Face à tous ces défis, la sphère financière demeure imperturbable. Inconscience, croyance des marchés financiers dans la thèse du simple trou d’air du meilleur élève de la zone euro, retards dans les ajustements de la finance par rapport à l’économie réelle ? On ne sait trop. Les taux d’intérêt allemands demeurent les taux sans risques de la zone euro, et le spread payé par la France n’a pas diminué. Les agences de notation ne révisent pas le (AAA) de l’Allemagne, du moins pour l’instant.
Les conséquences européennes
Par-delà le jugement des marchés financiers, la fragilité actuelle de l’Allemagne – dont il serait absurde de se réjouir – a déjà des conséquences durables sur l’Europe à plusieurs égards. D’abord, l’Allemagne, première puissance économique de la zone, est pour quelque temps un boulet pour la croissance européenne. La médiocrité de cette croissance, qui tient à l’insuffisance quasi générale de la croissance potentielle, donc à des facteurs structurels, est accentuée par l’absence d’un pays-locomotive dans la zone. Ensuite, l’affaiblissement de l’Allemagne, même s’il devait être seulement conjoncturel, pousse ce pays à accepter des compromis qu’il ne validerait pas s’il était resté sur son petit nuage. A quelque chose malheur est bon !

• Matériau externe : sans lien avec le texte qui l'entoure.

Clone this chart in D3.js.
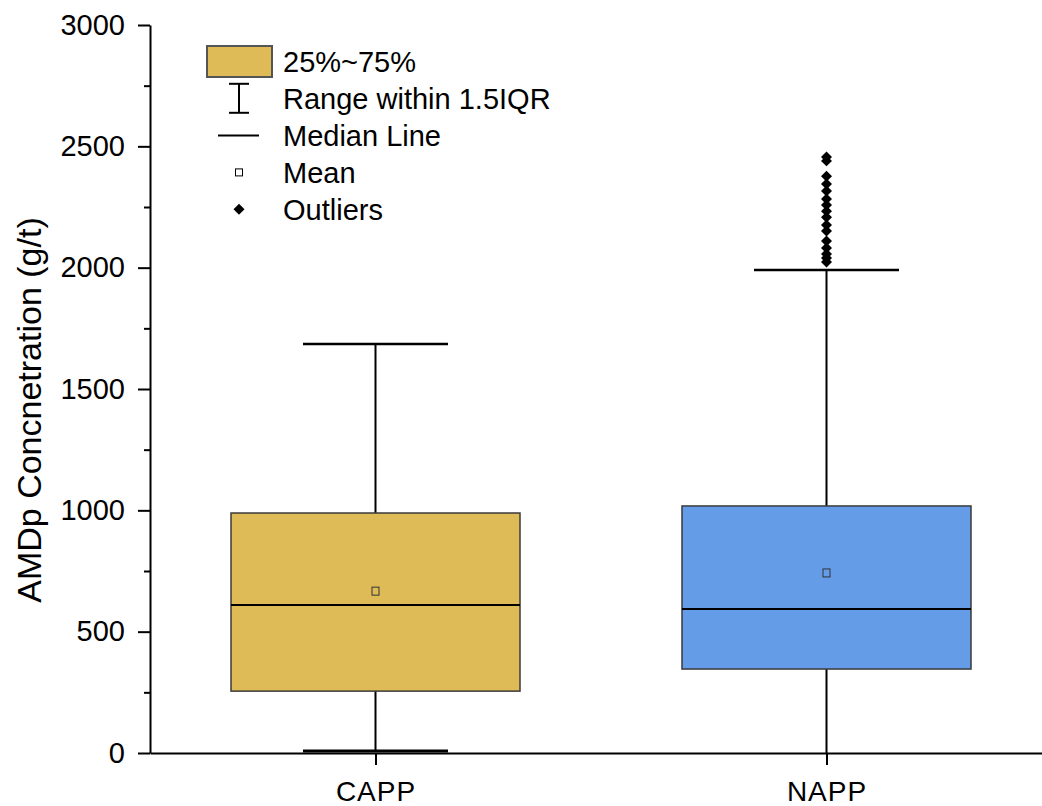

Ce n’est sans doute pas un hasard complet si le Président Macron, lors de son intervention à Davos la semaine dernière, indique « qu’il faut peut-être à nouveau oser les eurobonds » pour mutualiser des financements de long terme. On se souvient combien nos amis allemands avaient résisté pendant longtemps au lancement de la première vague d’eurobonds… Enfin, les tracas actuels de la gouvernance politique en Allemagne donnent, par contraste, un rôle croissant à des pays adeptes de l’orthodoxie financière à l’allemande mais de poids économique plus modeste comme les Pays-Bas, l’Autriche ou la Finlande. On constate ainsi des rééquilibrages en Europe, reflétant le désir légitime des « petits » pays de compter, et qui modifient sensiblement le processus de décision collective. On l’avait déjà constaté lors de l’adoption du plan de relance européen face au Covid, adoption retardée par la susceptibilité de certains de ces pays trop longtemps négligés.